One of those anglers who enjoy fishing Lake Kissimmee is Amos Morris. He lives in the Panhandle in the Alford community outside of Marianna. At 73 and retired from the logging industry, he has the time and energy to fish whenever he wants. Yet, each spring he makes a trip or two down to Kissimmee.

He likes to fish the lake in March and April but admits the weather can be unpredictable.

"We've been down and had it blow a gale, and when it does, you don't go out on the lake," he said. "When it's nasty we fish the river, or stay where it's protected."
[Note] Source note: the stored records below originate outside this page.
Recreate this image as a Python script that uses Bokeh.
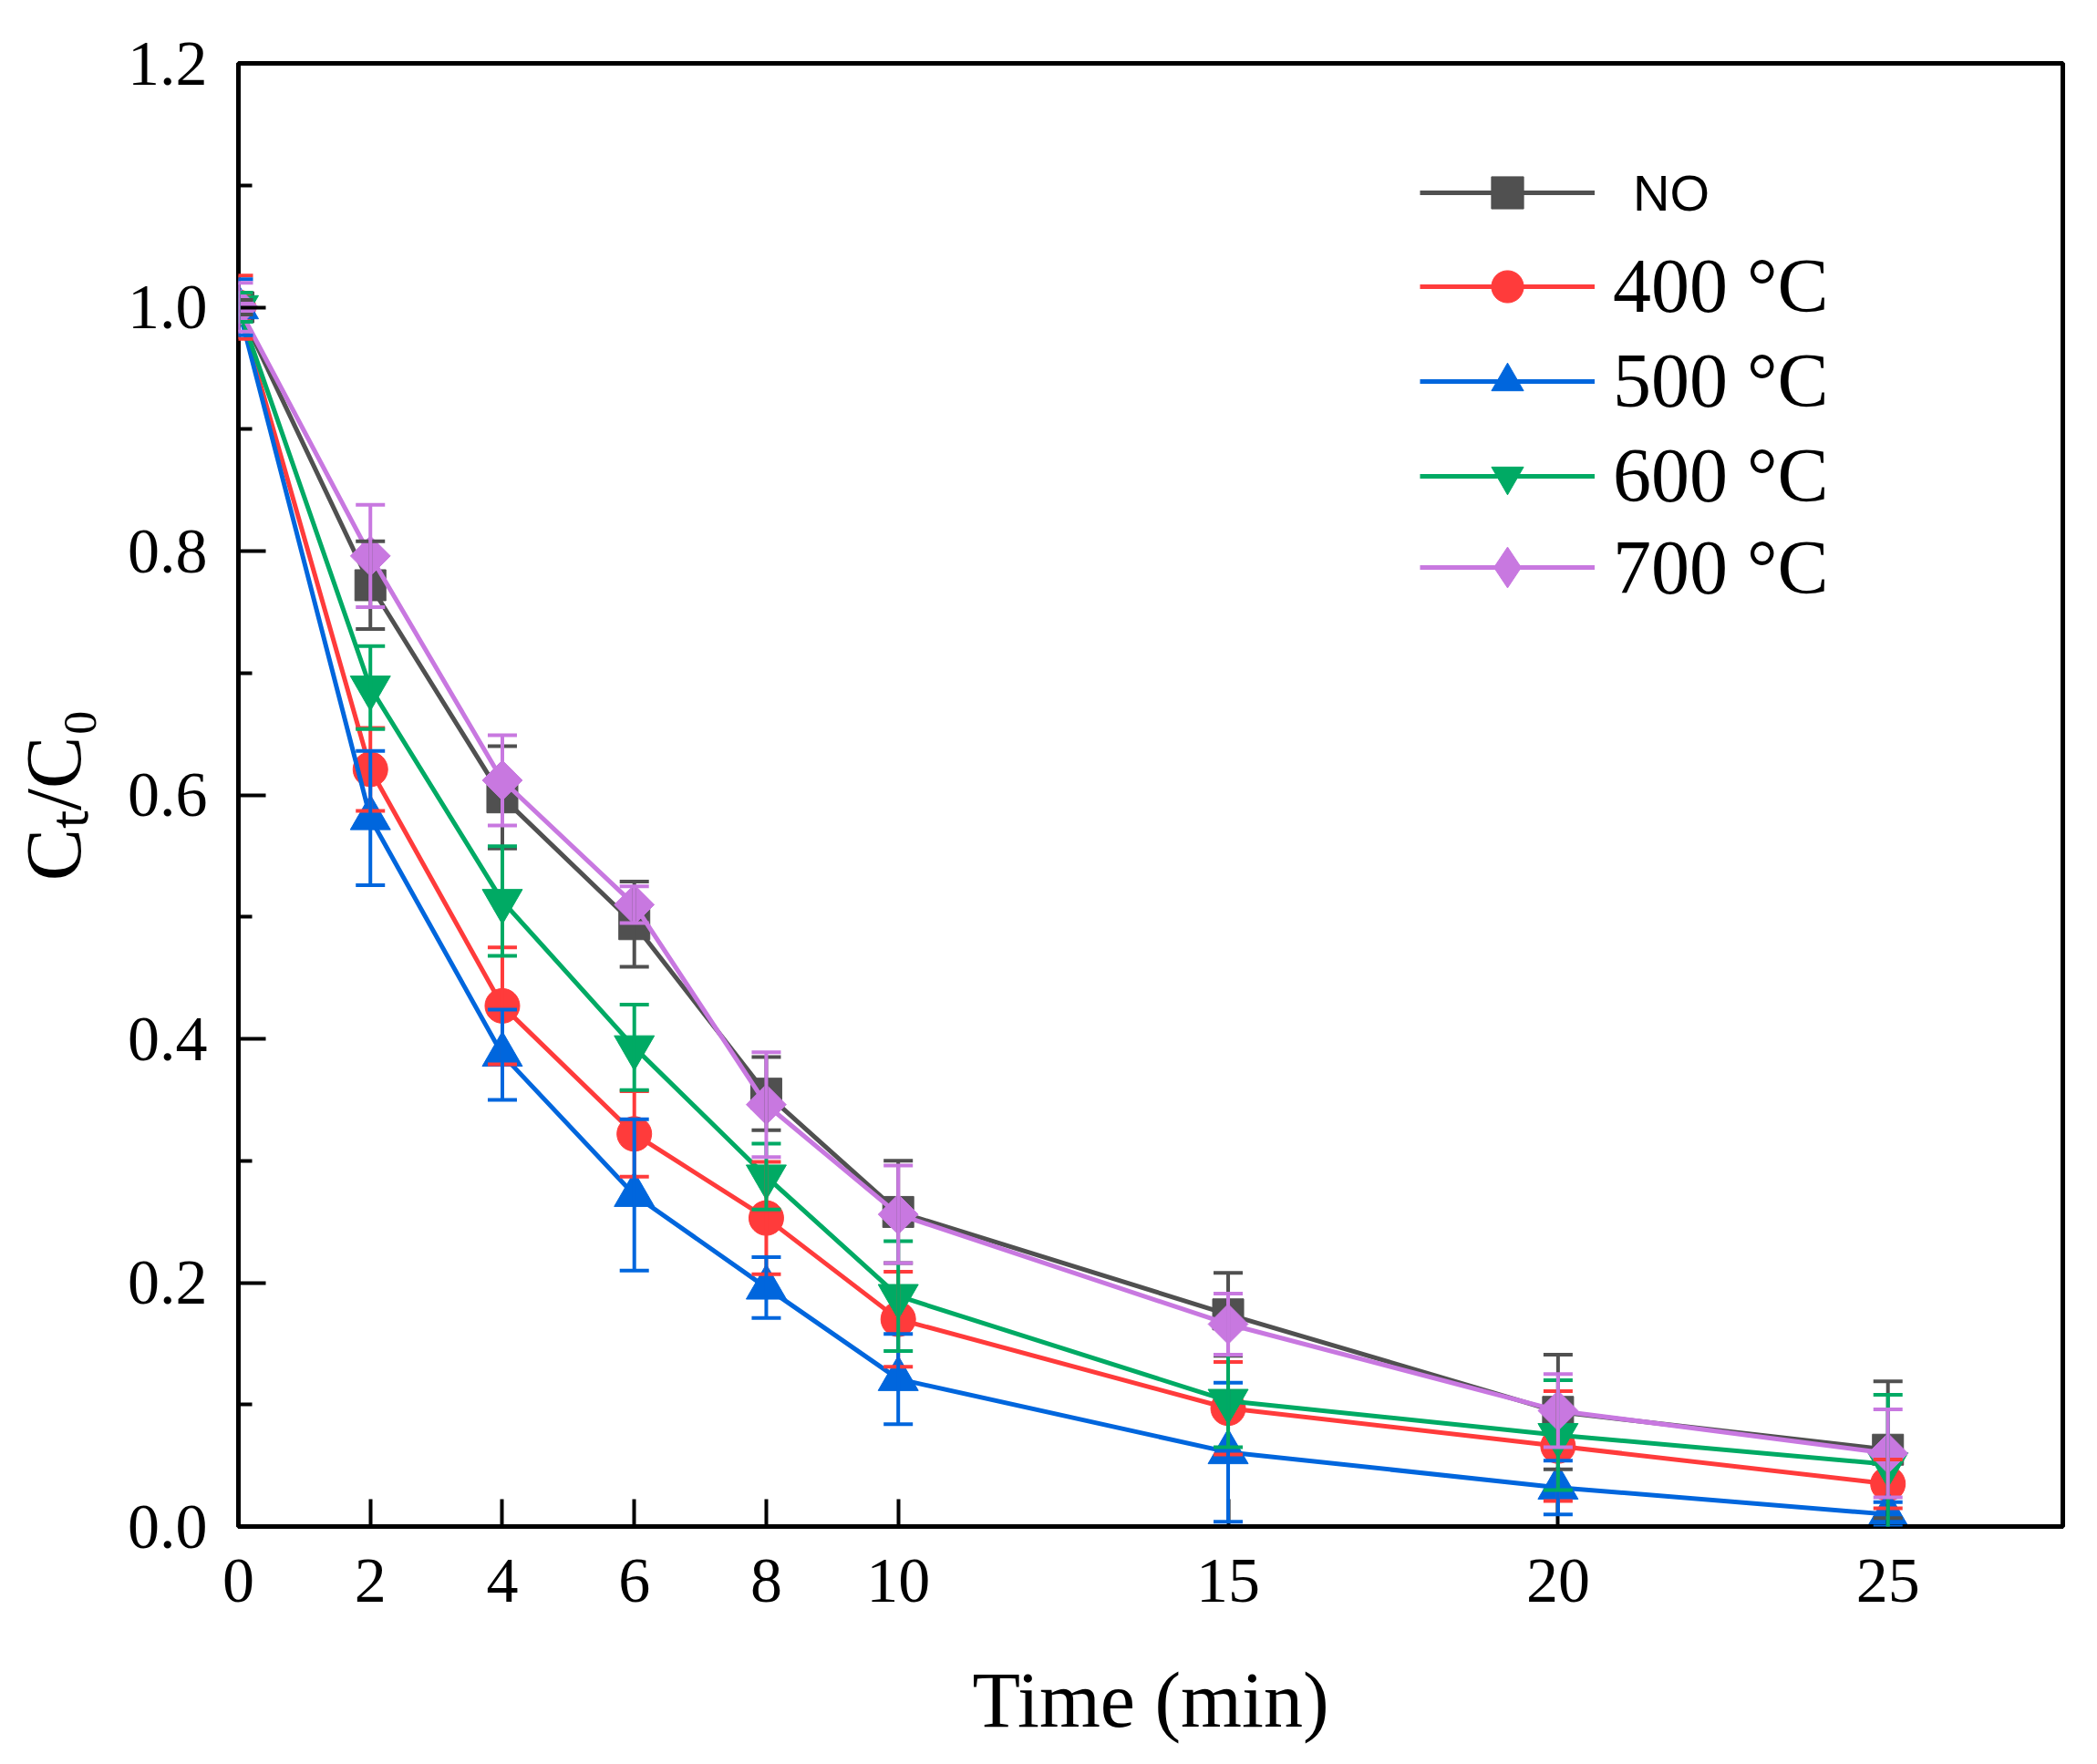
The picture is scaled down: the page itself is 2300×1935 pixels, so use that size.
import math
from bokeh.plotting import figure
from bokeh.models import (Range1d, FixedTicker, Whisker, TeeHead, ColumnDataSource,
                          Legend, LegendItem, NumeralTickFormatter)
from bokeh.embed import file_html
from bokeh.resources import INLINE

# ---------------- data ----------------
time = [0, 2, 4, 6, 8, 10, 15, 20, 25]
x_ticks = [0, 2, 4, 6, 8, 10, 15, 20, 25]
y_ticks = [0.0, 0.2, 0.4, 0.6, 0.8, 1.0, 1.2]
y_minor = [0.1, 0.3, 0.5, 0.7, 0.9, 1.1]

labels = ["NO", "400 °C", "500 °C", "600 °C", "700 °C"]

ct_no = [1.0, 0.772, 0.598, 0.494, 0.355, 0.258, 0.174, 0.094, 0.063]
err_no = [0.006, 0.036, 0.042, 0.035, 0.030, 0.042, 0.034, 0.047, 0.056]

ct_400 = [1.0, 0.621, 0.427, 0.322, 0.253, 0.170, 0.097, 0.066, 0.035]
err_400 = [0.026, 0.034, 0.048, 0.035, 0.046, 0.039, 0.038, 0.045, 0.020]

ct_500 = [1.0, 0.581, 0.387, 0.272, 0.196, 0.121, 0.061, 0.032, 0.010]
err_500 = [0.023, 0.055, 0.037, 0.062, 0.025, 0.037, 0.057, 0.022, 0.010]

ct_600 = [1.0, 0.688, 0.513, 0.393, 0.287, 0.189, 0.103, 0.075, 0.051]
err_600 = [0.012, 0.034, 0.045, 0.035, 0.027, 0.045, 0.038, 0.045, 0.057]

ct_700 = [1.0, 0.796, 0.612, 0.510, 0.346, 0.256, 0.166, 0.095, 0.060]
err_700 = [0.020, 0.042, 0.037, 0.015, 0.043, 0.040, 0.025, 0.030, 0.036]

values = [ct_no, ct_400, ct_500, ct_600, ct_700]
errors = [err_no, err_400, err_500, err_600, err_700]
colors = ["#505050", "#FF3B3B", "#0066DD", "#00AA64", "#C878E0"]
markers = ["square", "circle", "triangle", "inverted_triangle", "square"]
angles = [0, 0, 0, 0, math.pi / 4]
msizes = [34, 38, 44, 44, 31]

# ---------------- figure ----------------
p = figure(width=2284, height=1915, output_backend="svg", toolbar_location=None,
           x_range=Range1d(0, 27.65), y_range=Range1d(0, 1.2),
           min_border_left=261, min_border_right=22, min_border_top=69,
           min_border_bottom=238)
p.grid.visible = False
p.background_fill_color = "white"
p.border_fill_color = "white"
p.outline_line_color = "black"
p.outline_line_width = 5

serif = "Liberation Serif"

for ax in (p.xaxis[0], p.yaxis[0]):
    ax.axis_line_width = 5
    ax.axis_line_color = "black"
    ax.major_tick_in = 30
    ax.major_tick_out = 0
    ax.major_tick_line_width = 4
    ax.major_tick_line_color = "black"
    ax.major_label_text_font = serif
    ax.major_label_text_font_size = "70px"
    ax.major_label_text_color = "black"
    ax.axis_label_text_font = serif
    ax.axis_label_text_font_style = "normal"
    ax.axis_label_text_color = "black"
    ax.axis_label_text_font_size = "86px"

p.xaxis.ticker = FixedTicker(ticks=x_ticks, minor_ticks=[])
p.xaxis.minor_tick_line_color = None
p.xaxis.major_label_standoff = 36
p.xaxis.axis_label = "Time (min)"
p.xaxis.axis_label_standoff = 57

p.yaxis.ticker = FixedTicker(ticks=y_ticks, minor_ticks=y_minor)
p.yaxis.formatter = NumeralTickFormatter(format="0.0")
p.yaxis.minor_tick_in = 15
p.yaxis.minor_tick_out = 0
p.yaxis.minor_tick_line_width = 4
p.yaxis.minor_tick_line_color = "black"
p.yaxis.major_label_standoff = 34
p.yaxis.axis_label = "C\u209c/C\u2080"
p.yaxis.axis_label_standoff = 30

renderers = []
sources = []
for vals, errs, col, mk, ang, ms in zip(values, errors, colors, markers, angles, msizes):
    src = ColumnDataSource(dict(
        t=time, v=vals,
        up=[a + b for a, b in zip(vals, errs)],
        lo=[a - b for a, b in zip(vals, errs)]))
    ln = p.line("t", "v", source=src, line_color=col, line_width=5)
    sc = p.scatter("t", "v", source=src, marker=mk, size=ms, angle=ang,
                   fill_color=col, line_color=col, line_width=1)
    wh = Whisker(base="t", upper="up", lower="lo", source=src,
                 line_color=col, line_width=4, level="annotation",
                 upper_head=TeeHead(size=32, line_color=col, line_width=4),
                 lower_head=TeeHead(size=32, line_color=col, line_width=4))
    p.add_layout(wh)
    renderers.append([ln, sc])
    sources.append(src)

# legend key for the 700 °C series: a diamond (hidden in the plot itself)
key700 = p.scatter("t", "v", source=sources[4], marker="diamond",
                   fill_color=colors[4], line_color=colors[4], line_width=1)
key700.visible = False


def make_legend(items, font, fsize, standoff, loc, gh=88, spacing=7):
    lg = Legend(items=items, location=loc, orientation="vertical",
                glyph_width=192, glyph_height=gh, label_height=40,
                label_standoff=standoff, spacing=spacing, padding=0, margin=0,
                border_line_color=None, background_fill_alpha=0,
                inactive_fill_alpha=0, click_policy="none",
                label_text_font=font, label_text_font_size=fsize,
                label_text_color="black")
    return lg


leg_no = make_legend([LegendItem(label=labels[0], renderers=renderers[0])],
                     "Liberation Sans", "56px", 42, (1296, 1419))
leg_t = make_legend([LegendItem(label=lab, renderers=r)
                     for lab, r in zip(labels[1:4], renderers[1:4])],
                    serif, "84px", 20, (1296, 1104))
leg_700 = make_legend([LegendItem(label=labels[4], renderers=[renderers[4][0], key700])],
                      serif, "84px", 20, (1296, 996), gh=112)
p.add_layout(leg_no)
p.add_layout(leg_t)
p.add_layout(leg_700)

open("out.html", "w").write(file_html(p, INLINE))
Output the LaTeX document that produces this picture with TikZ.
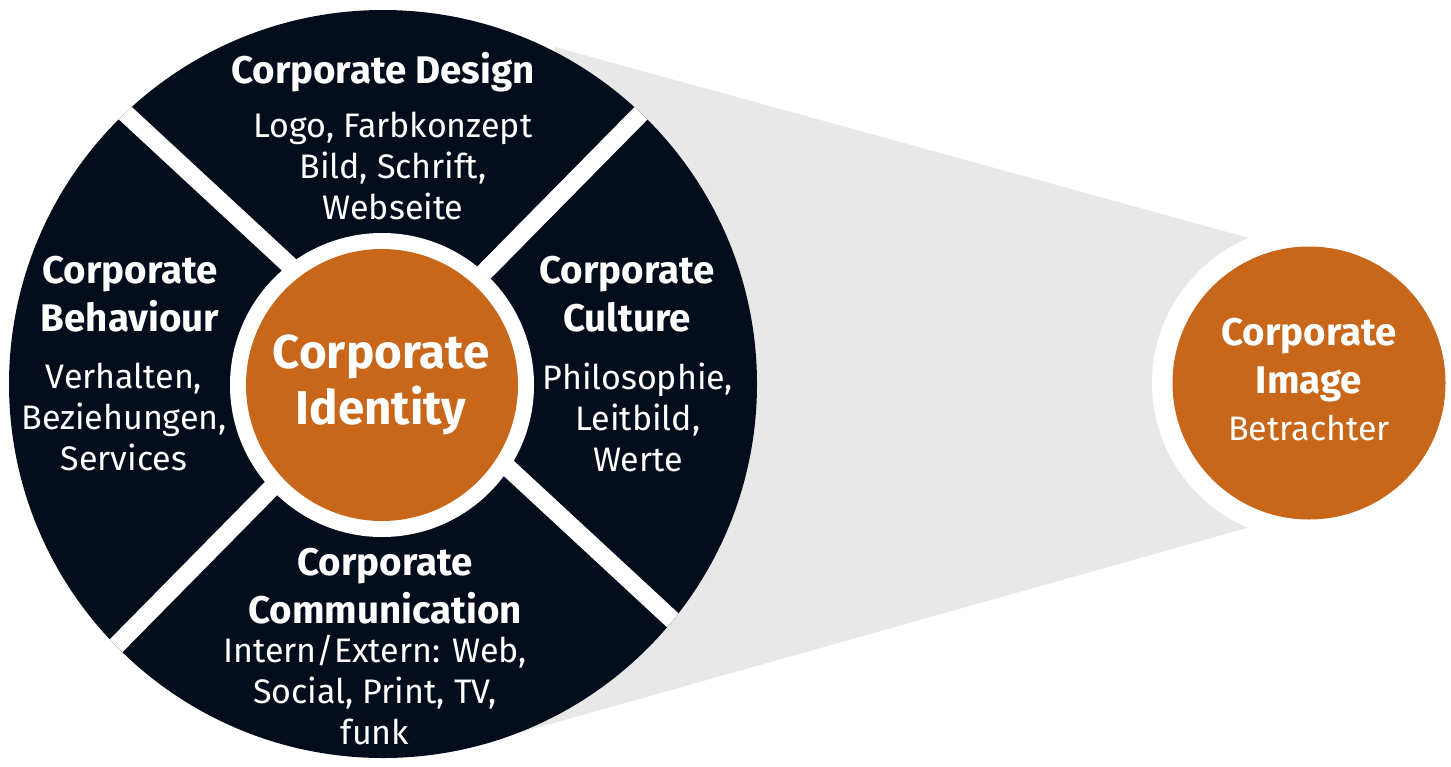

In April of 2003 Morris said he and some fishing buddies made the eight-hour drive to Kissimmee and had one of their best trips in years.

"I had Willard Henderson with me, and we went to this cove where the bluegills had bedded the year before. We anchored and I hadn't even gotten my pole unwrapped before Willard had a bream on," he said. "We were fishing in lily pads and probably lost more fish than we caught, but what we caught were good fish."

Morris said they don't employ any secret techniques or use special Panhandle baits. Instead, they use standard 12- to 15-foot fiberglass poles, 8- or 10-pound-test line, No. 8 hooks and small corks. They use crickets and earthworms for bait and usually fish shallow water, less than 6 feet deep.

"With that light tackle and a small cork, you can usually tell if one breathes on it," he noted.

If there's anything he's learned about the lake, aside from how to fish it, it's how dangerous the lake can be during bad weather. Like most other large, shallow lakes, 10- to 15-mph winds can kick up high waves and spell trouble for fishermen in small boats.

"On days like that, we stick around the camp," Morris conceded.